German scientists at the University of Bielefeld and Dresden University of technology have produced neurons from inferior turbinate stem cells [ITSC], a cell type that is typically discarded during sinus surgery, as a potential treatment for Parkinson’s disease. After transplanting the ITSCs into an animal model suffering from Parkinson’s, the researchers observed full functional restoration and significant behavioral recovery in the subjects without any adverse side effects.
Scientists from the National Institute of Neurological Disorders and Stroke have identified neural stem cells as important regulators of the olfactory bulb and its connections to the brain. The researchers discovered that a constant influx of stem cells is required for the olfactory system to function properly. The removal of stem cells causes a widespread disruption of signals sent to the brain, resulting in sensory deprivation.

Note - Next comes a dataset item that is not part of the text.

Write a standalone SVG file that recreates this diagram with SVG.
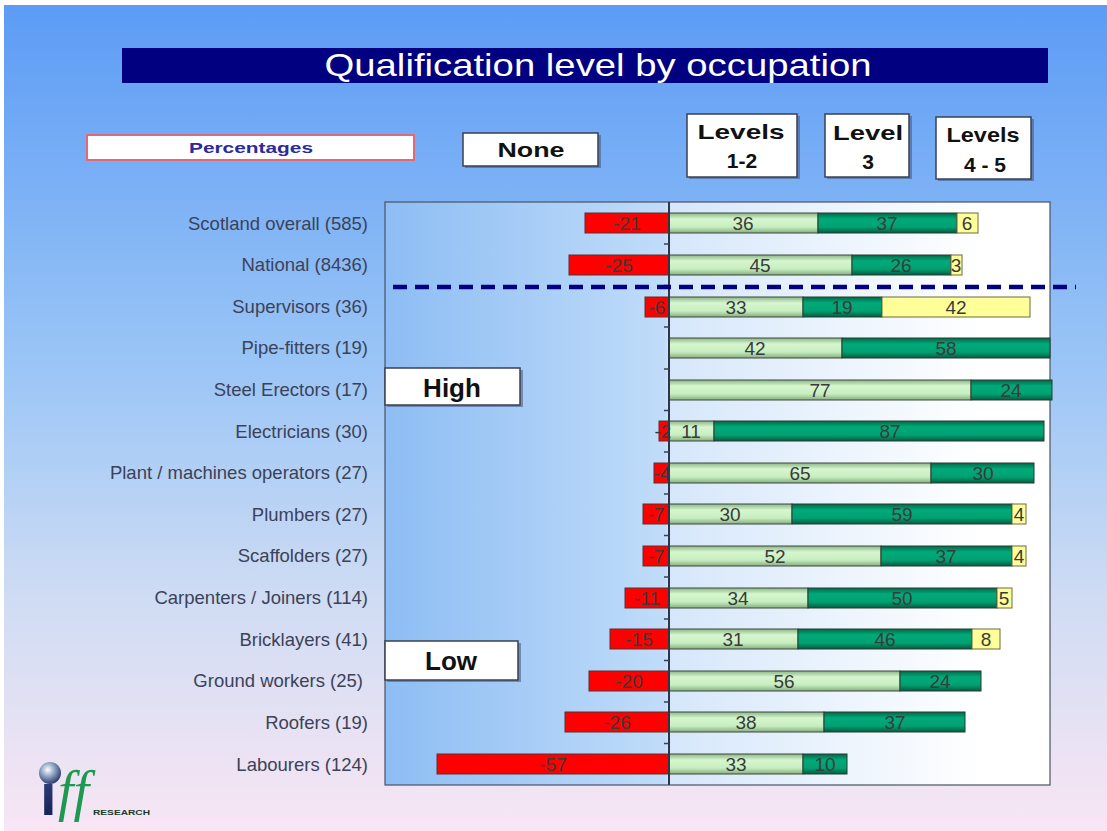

A research team led by Doctor Alexander Seifalian at University College London is currently creating custom lab-grown organs and body parts for patients utilizing autologous [the patient’s own] stem cells. The scientists have engineered a polymer material that they mold into the shape of an organ in need, infuse with the patient’s stem cells, and then transplant back onto the patient’s body.
Researchers all around the world are working towards utilizing stem cells to grow replacement organs. While once thought to be a futuristic concept, it is now very real. Doctors and researchers have successfully transplanted lab grown bladders, blood vessels, tear ducts, arteries and windpipes. Now, research teams around the world are growing urethras, bile ducts, larynxes, bones, livers, kidneys, and even hearts.